There's No Place Like (a) Home. While the economy has continued its slow, but steady recovery from the Great Recession, one sector that has put a drag on the economy is the housing market. Existing home sales have never recovered their 2007 levels, despite several government stimulus efforts. Newly-constructed single family home sales have been hovering near levels that represented the bottom of previous recessions. And in the latest statistics, groundbreakings on new homes actually fell by 2.8% in October compared with September.

Depressed home sales—both new and used—have a negative effect on many sectors of the economy, from the materials to make the houses, appliance sales—plus, of course, the income of many thousands of construction workers, appraisers and realtors. During healthy times, home construction and sales make up 9% of all economic activity, compared with just under 6% today. Simply put, it is amazing that our economy has been able to experience the growth that it has during a time when such an important sector of our marketplace has been dragging so significantly.

Sounds like a dreary picture, huh? Well, never fear—there is reason for optimism. In recent weeks, Fannie Mae and Freddie Mac, the two government-backed mortgage companies that provide loan guarantees to lending institutions, have adjusted some of their guidelines to make it easier for home buyers. Over the past five years, lenders have been requiring home buyers to have near-perfect credit, and even then to pay 20% down on their home purchase. Now, going forward, Freddie and Fannie will start backing loans where the borrower puts down just 3%—a huge relief for first-time homebuyers.

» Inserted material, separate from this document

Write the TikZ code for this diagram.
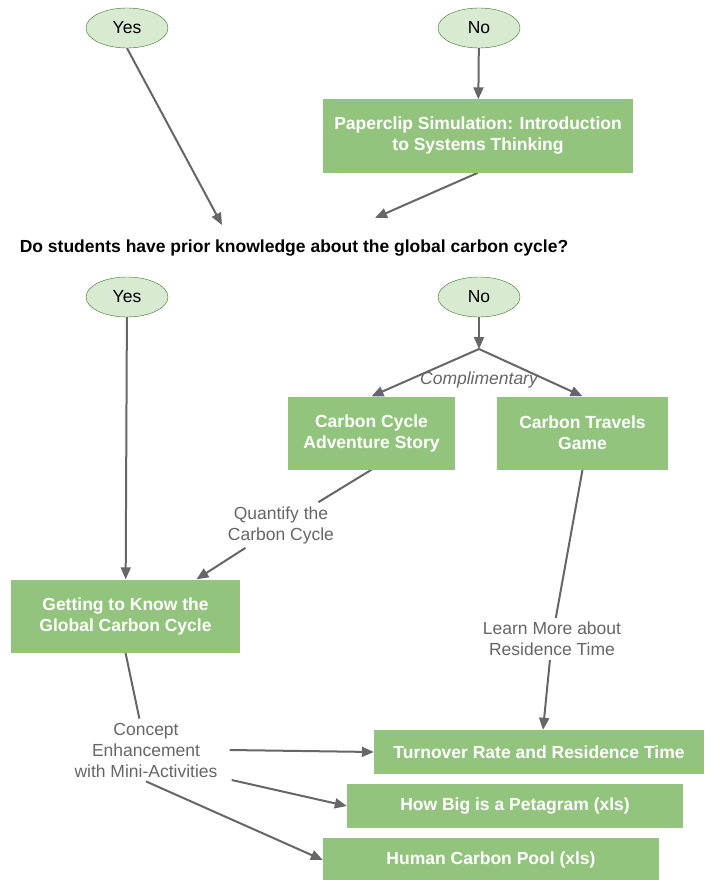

Look for this simple shift in policy, along with others, to accomplish more stimulus to the housing market—and to the U.S. economy—than any of the emergency measures passed in the wake of the economic downturn. And, sometime in the first quarter of next year, you might see articles talking about an unexpected housing recovery and windfall GDP growth that has economists scratching their heads.

On behalf of everyone here at Teplitz Financial Group, we wish you a healthy and happy new year, filled with friends, family and financial success!